Leaving the flight deck
Leaving the flight deck

Leaving the flight deck

Having a strategy, having a destination, is not enough. You need to have a timeline that shows when each of these steps will take place, and when each prototype will become more solid, should they prove successful. These tools enable the leadership to leave the flight deck, and let teachers, students, parents and other teams get on with their jobs, confident in the turns they take. Ewan McIntosh

It has been a very busy week at The Academy. There is no doubt that our staff are working with the earnest intention of improving the school. My focus has been on the impact of our Curriculum Leaders, who now have an invested interest in the role, leadership and impact of our Subject Leaders in a revised and more distributed school leadership model.

Our middle leaders would be fully justified if they commented that Senior Leaders have been proscriptive in our management and leadership. Though we still have some key school improvement practice to establish, area Self-Evaluation, and one key area to revisit, Area Development Plans, in the key aspects of teaching and learning, I am beginning to feel its time to leave the flight deck.

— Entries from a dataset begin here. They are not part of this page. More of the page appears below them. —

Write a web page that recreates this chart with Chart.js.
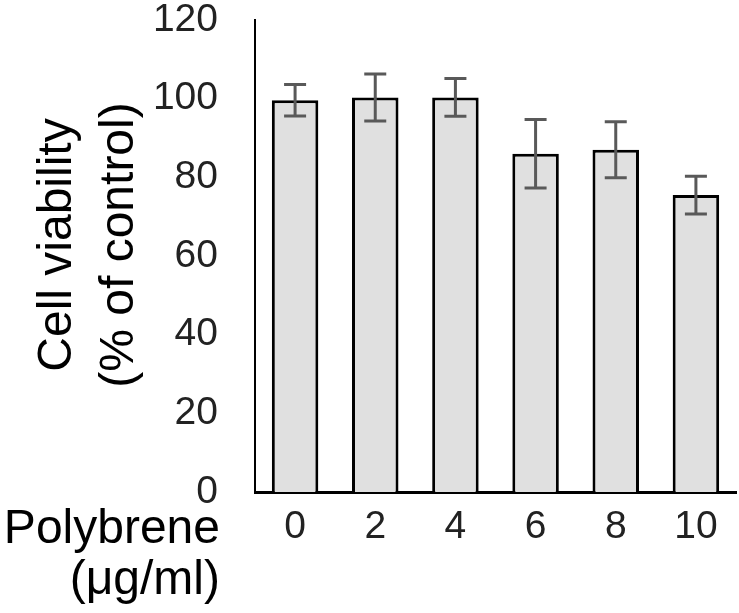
<!DOCTYPE html>
<html>
<head>
<meta charset="utf-8">
<script src="https://cdn.jsdelivr.net/npm/chart.js@4.4.1/dist/chart.umd.min.js"></script>
<style>
  html, body { margin: 0; padding: 0; background: #ffffff; }
  #wrap { width: 739px; height: 613px; position: relative; }
  canvas { display: block; }
</style>
</head>
<body>
<div id="wrap"><canvas id="c" width="739" height="613"></canvas></div>
<script>
// ---- Data ----
const categories = ['0', '2', '4', '6', '8', '10'];
const viability = [99.6, 100.3, 100.3, 86, 87, 75.5];
const errors = [4, 6, 4.8, 8.7, 7.1, 4.8];
const yTitleLines = ['Cell viability', '(% of control)'];
const xTitleLines = ['Polybrene', '(\u03BCg/ml)'];

const FONT = "'Liberation Sans', Arial, Helvetica, sans-serif";

const errorBarPlugin = {
  id: 'errorBars',
  afterDatasetsDraw(chart) {
    const ctx = chart.ctx;
    const meta = chart.getDatasetMeta(0);
    const y = chart.scales.y;
    ctx.save();
    ctx.strokeStyle = '#595959';
    ctx.lineWidth = 3;
    ctx.lineCap = 'butt';
    meta.data.forEach((bar, i) => {
      const v = viability[i], e = errors[i];
      const x = bar.x;
      const yTop = y.getPixelForValue(v + e);
      const yBot = y.getPixelForValue(v - e);
      const cap = 11;
      ctx.beginPath();
      ctx.moveTo(x, yTop); ctx.lineTo(x, yBot);
      ctx.moveTo(x - cap, yTop); ctx.lineTo(x + cap, yTop);
      ctx.moveTo(x - cap, yBot); ctx.lineTo(x + cap, yBot);
      ctx.stroke();
    });
    ctx.restore();
  }
};

const titlesPlugin = {
  id: 'axisTitles',
  afterDraw(chart) {
    const ctx = chart.ctx;
    ctx.save();
    ctx.fillStyle = '#000000';
    ctx.font = '48px ' + FONT;
    ctx.textAlign = 'center';
    ctx.textBaseline = 'alphabetic';
    ctx.translate(0, 245);
    ctx.rotate(-Math.PI / 2);
    ctx.fillText(yTitleLines[0], 0, 71);
    ctx.fillText(yTitleLines[1], 0, 133);
    ctx.restore();
    ctx.save();
    ctx.fillStyle = '#000000';
    ctx.font = '48px ' + FONT;
    ctx.textAlign = 'right';
    ctx.textBaseline = 'alphabetic';
    ctx.fillText(xTitleLines[0], 220, 543);
    ctx.fillText(xTitleLines[1], 220, 594);
    ctx.restore();
  }
};

new Chart(document.getElementById('c'), {
  type: 'bar',
  data: {
    labels: categories,
    datasets: [{
      data: viability,
      backgroundColor: '#e0e0e0',
      borderColor: '#000000',
      borderWidth: 3,
      borderSkipped: 'start',
      barPercentage: 0.58,
      categoryPercentage: 1.0
    }]
  },
  options: {
    responsive: false,
    animation: false,
    devicePixelRatio: 1,
    layout: { padding: { top: 20, right: 3, left: 0, bottom: 0 } },
    plugins: { legend: { display: false }, tooltip: { enabled: false } },
    scales: {
      x: {
        type: 'category',
        offset: true,
        grid: { display: false, drawTicks: false },
        border: { display: true, color: '#000000', width: 3 },
        ticks: { color: '#222222', font: { family: FONT, size: 39, lineHeight: 1 }, padding: 16, maxRotation: 0 },
        afterFit(scale) { scale.height = 121; scale.paddingLeft = 0; scale.paddingRight = 0; }
      },
      y: {
        min: 0, max: 120,
        grid: { display: false, drawTicks: false },
        border: { display: true, color: '#000000', width: 2 },
        ticks: { stepSize: 20, color: '#222222', font: { family: FONT, size: 39, lineHeight: 1 }, padding: 37 },
        afterFit(scale) { scale.width = 255; scale.paddingTop = 0; scale.paddingBottom = 0; }
      }
    }
  },
  plugins: [errorBarPlugin, titlesPlugin]
});
</script>
</body>
</html>
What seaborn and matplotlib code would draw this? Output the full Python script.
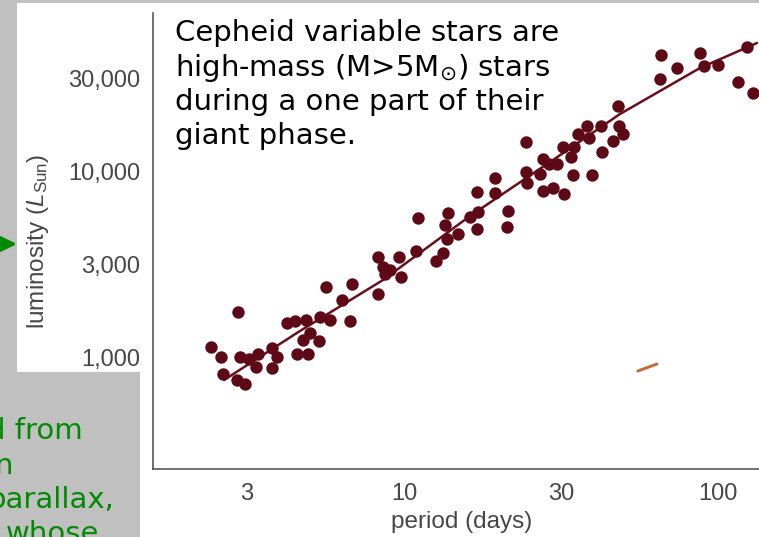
import numpy as np
import matplotlib
matplotlib.use("Agg")
import matplotlib.pyplot as plt
import seaborn as sns
import pandas as pd
from matplotlib.patches import Rectangle, FancyArrowPatch
from matplotlib.transforms import IdentityTransform

# Cepheid period-luminosity data
period = [2.33, 2.50, 2.54, 2.80, 2.96, 2.82, 2.86, 3.05, 3.26, 3.22,
          3.63, 3.78, 3.63, 4.08, 4.34, 4.72, 4.40, 4.79, 4.61, 4.86,
          5.21, 5.25, 5.67, 5.50, 6.22, 6.71, 6.61, 8.19, 8.19, 8.51,
          8.98, 8.65, 9.77, 9.63, 11.0, 10.9, 12.5, 13.1, 13.5, 13.3,
          13.6, 14.6, 15.9, 16.7, 16.7, 16.8, 18.9, 18.9, 20.7, 20.6,
          23.5, 23.5, 23.7, 25.9, 26.5, 27.6, 29.2, 26.5, 28.4, 30.7,
          30.5, 32.4, 33.1, 34.2, 32.9, 38.1, 36.6, 37.2, 40.8, 41.1,
          44.7, 46.5, 46.8, 48.3, 64.6, 64.1, 73.0, 87.1, 89.8, 100.0,
          122.5, 115.0, 127.8]
luminosity = [1139, 1012, 813, 752, 714, 1722, 1012, 987, 1048, 890,
              1125, 1012, 879, 1512, 1548, 1566, 1048, 1048, 1237, 1344,
              1223, 1623, 1566, 2313, 1984, 2396, 1548, 2130, 3327, 2930,
              2828, 2697, 2603, 3327, 5513, 3596, 3160, 3504, 4201, 5035,
              5883, 4481, 5585, 4780, 7719, 5960, 9254, 7621, 6037, 4907,
              14250, 10000, 8677, 9745, 11660, 10990, 10990, 7820, 8131, 7520,
              13440, 11940, 13440, 15660, 9621, 9621, 17220, 14940, 17220, 12660,
              14420, 21810, 17220, 15660, 40940, 30000, 34590, 42010, 35500, 35960,
              45390, 28950, 25430]

# fitted relation
fit_period = [2.555, 4.504, 8.511, 15.87, 27.78, 47.17, 87.1, 131.4]
fit_lum = [752, 1376, 2512, 5656, 11250, 19840, 34590, 47820]

# little scan smudge
smudge_period = [54.1, 62.6]
smudge_lum = [845, 925]

x_ticks = [3, 10, 30, 100]
x_ticklabels = ["3", "10", "30", "100"]
y_ticks = [1000, 3000, 10000, 30000]
y_ticklabels = ["1,000", "3,000", "10,000", "30,000"]

note_lines = ["Cepheid variable stars are",
              r"high-mass (M>5$\mathrm{M}_{\odot}$) stars",
              "during a one part of their",
              "giant phase."]
side_lines = ["d from", "n", "parallax,", "whose"]

L3 = np.log10(3)


def fwd(v):
    d = np.log10(np.clip(v, 1e-9, None))
    n = np.floor(d)
    f = d - n
    return n + np.where(f < L3, 0.5 * f / L3, 0.5 + 0.5 * (f - L3) / (1 - L3))


def inv(s):
    s = np.asarray(s, dtype=float)
    n = np.floor(s)
    f = s - n
    d = n + np.where(f < 0.5, f / 0.5 * L3, L3 + (f - 0.5) / 0.5 * (1 - L3))
    return 10 ** d


sns.set_style("white")
plt.rcParams['font.family'] = ['Liberation Sans', 'DejaVu Sans']
plt.rcParams['mathtext.fontset'] = 'custom'
plt.rcParams['mathtext.rm'] = 'Liberation Sans'
plt.rcParams['mathtext.it'] = 'Liberation Sans:italic'

W, H = 759, 537
fig = plt.figure(figsize=(W / 100, H / 100), dpi=100)
fig.patch.set_facecolor('#c0c0c0')

# white scan area (L shaped)
fig.add_artist(Rectangle((17 / W, 1 - 372 / H), 123 / W, 369 / H,
                         transform=fig.transFigure, facecolor='white',
                         edgecolor='none', zorder=-1))
fig.add_artist(Rectangle((140 / W, 0), 619 / W, 1 - 3 / H,
                         transform=fig.transFigure, facecolor='white',
                         edgecolor='none', zorder=-1))

green = '#008a00'
for i, line in enumerate(side_lines):
    x0 = [-13, -6, -13, 6][i]
    fig.text(x0 / W, 1 - (439 + 34.5 * i) / H, line, color=green,
             fontsize=21, family='DejaVu Sans', va='baseline', ha='left',
             zorder=-2)

fig.add_artist(FancyArrowPatch((-20, H - 244), (17, H - 244),
                               transform=IdentityTransform(),
                               arrowstyle='-|>,head_length=0.5,head_width=0.24',
                               mutation_scale=20, color=green, lw=2.4,
                               shrinkA=0, shrinkB=0, zorder=-2))

ax_left = 152.7
ax = fig.add_axes([ax_left / W, (H - 469) / H, (W - ax_left) / W, 456 / H])
ax.set_facecolor('white')

df = pd.DataFrame({'period': period, 'luminosity': luminosity})
fit = pd.DataFrame({'period': fit_period, 'luminosity': fit_lum})
dot = '#5e0a16'

sns.lineplot(data=fit, x='period', y='luminosity', ax=ax, color='#6a0f1a',
             lw=1.8, sort=False, zorder=2)
sns.scatterplot(data=df, x='period', y='luminosity', ax=ax, color=dot,
                s=80, linewidth=0, zorder=3)
ax.plot(smudge_period, smudge_lum, color='#c2703c', lw=2.2,
        solid_capstyle='round', zorder=2)

ax.set_xscale('function', functions=(fwd, inv))
ax.set_yscale('function', functions=(fwd, inv))
ax.set_xlim(inv(0.1997), inv(2.1306))
ax.set_ylim(inv(2.4032), inv(4.8548))

ax.set_xticks(x_ticks)
ax.set_xticklabels(x_ticklabels)
ax.set_xticks(inv([0.75, 1.25, 1.75]), minor=True)
ax.set_yticks(y_ticks)
ax.set_yticklabels(y_ticklabels)
ax.set_yticks(inv([2.75, 3.25, 3.75, 4.25, 4.75]), minor=True)

spine_c = '#4b4650'
for side in ['top', 'right']:
    ax.spines[side].set_visible(False)
for side in ['left', 'bottom']:
    ax.spines[side].set_color(spine_c)
    ax.spines[side].set_linewidth(1.1)

ax.tick_params(which='both', direction='in', length=8.5, width=0.9,
               color=spine_c)
ax.tick_params(axis='x', which='major', labelsize=17, labelcolor='#474747', pad=10)
ax.tick_params(axis='y', which='major', labelsize=17, labelcolor='#474747', pad=9)

ax.set_xlabel('period (days)', fontsize=17.5, color='#474747')
ax.xaxis.set_label_coords((462 - ax_left) / (W - ax_left), -0.092)
ax.set_ylabel(r'luminosity ($L_{\mathrm{Sun}}$)', fontsize=17.5, color='#474747')
ax.yaxis.set_label_coords(-0.167, 0.5)

for i, line in enumerate(note_lines):
    fig.text(175 / W, 1 - (41 + 34.5 * i) / H, line, color='black',
             fontsize=21, family='DejaVu Sans', va='baseline', ha='left',
             math_fontfamily='dejavusans', zorder=5)

fig.savefig('out.png', dpi=100, facecolor=fig.get_facecolor())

I am taking this opportunity to personally thank our teachers for a very positive start to the term. A term that started with a 10minutes extended tutor time. Where almost every last pupil received a copy of their reports and prioritised they academic focus. Where nearly every lesson I visited, pupils had transferred that information from tutor to the lesson they were now in. A week where Curriculum Leaders had responded to the previous terms data review in 4Matrix and beginning to identifying not only immediate concerns for exam focused Y11 but also lower school under-achievement. Woven into the data collection, Progress Leaders were picking up low Attitude to Learning profiles and, trialling a GROW model of academic performance tracking for disadvantaged pupils in year 8 and 9 through tutors (hence the extra tutor time). In department meetings I witnessed the Humanities team discussing and tracking performance, I saw the Science team leaving pupil commentaries for Progress Leaders within 4Matrix and I discussed the reviewed data checking in MFL. Lastly, the exams team were running our first Y10 Performance Week and our first, second, Y11 Performance Week (thanks @PhillipCocks1 for your conversation of mock exam models).

Forecast grades

Lastly, I stumbled onto a very rigorous examination /  debate on the use of forecast / predicted / most likely final grades with Y11 pupils in Term 4 / Term 5 reports? The discussion focused on the impact of forecast grades on pupil academic effort and how teachers employ them to inform or motivate pupils? As a result we are currently reviewing our practice of reporting forecast grades from Term 4. The debate centres on the observation that we do not wish pupils to feel / believe we do not “expect” them to achieve a Grade C. On the other hand, we know some pupils need to know, unless they prepare and revise with real purpose, they are vulnerable to not achieving a Grade C. Is this best presented by a current working at grade of a D+? But then, what is the impact of a D+? We know we need to know individual pupils, we know we have to take into account our responsibility to parents and carers. What is the current practice in your school? What is your view?